The tangram serves as a conceptual overlay for Pink... The tangram is a Chinese dissection puzzle consisting of a square cut into five triangles, a square and a rhomboid, to be reassembled into different figures. These pieces, called tans, can be combined so as to form a great variety of other figures. Upon reassembly, multiple graphic identities emerge.The idea of the tangram was translated into a three dimensional expression in Pink. At the installation's commencement, the individual components lay haphazard throughout the site. It is only over time and through donation that the cohesive volumes are reassembled. The overall cohesive form is a synthesized representation of traditional New Orleans housing typologies: the shotgun house and the Creole cottage.
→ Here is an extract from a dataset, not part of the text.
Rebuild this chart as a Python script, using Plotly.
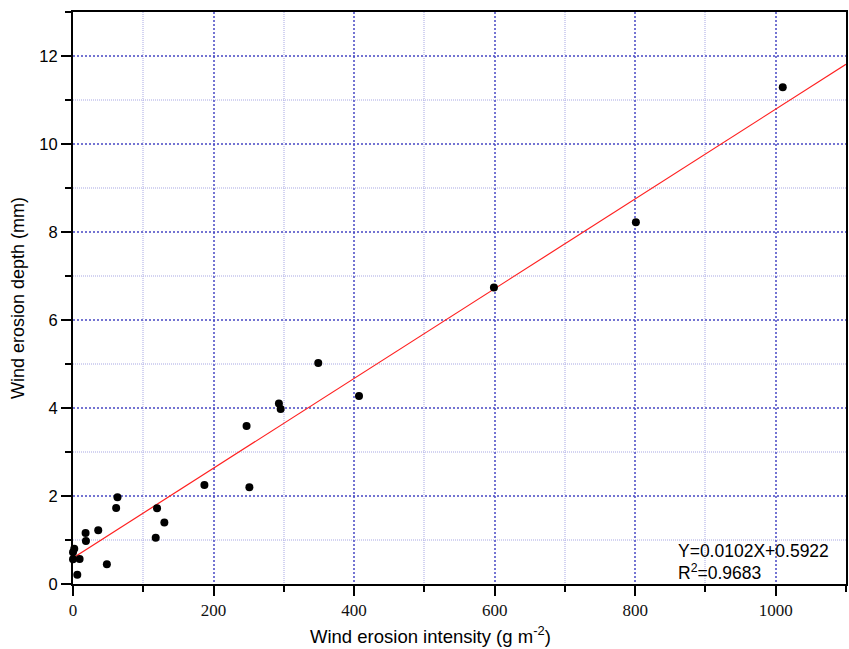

Obviously, sorting through the pretentious language here is tough (and if this were a freshman essay, I would've told them to revise with a clearer sense of audience in mind). What is clear to me is that these guys are in love with an idea, and that they see the Make It Right project as an opportunity to make a statement.
Resident Valerie Schexnayder, who I ran into outside of her trailer yesterday, seemed to agree. She was appreciative of the project, but said, "They all got their statements." I could tell she was a woman tired of statements, (if not of her own, which she'd displayed on signs in front of her trailer.)
How, exactly, were these pink things going to help get folks home? And how on Earth was a house like this going to be someones Lower Ninth Ward home?
At the end of the day--even after a gleeful night filled with free wine and a performance by Jerry Lee Lewis, I couldn't help feeling like it was all a bit, well, wrong. I felt like the Make It Right project was--and is--a wonderful dose of hope. But it was someone else's hope, not ours, and I went home sad that we were once again being forced to take what we can get.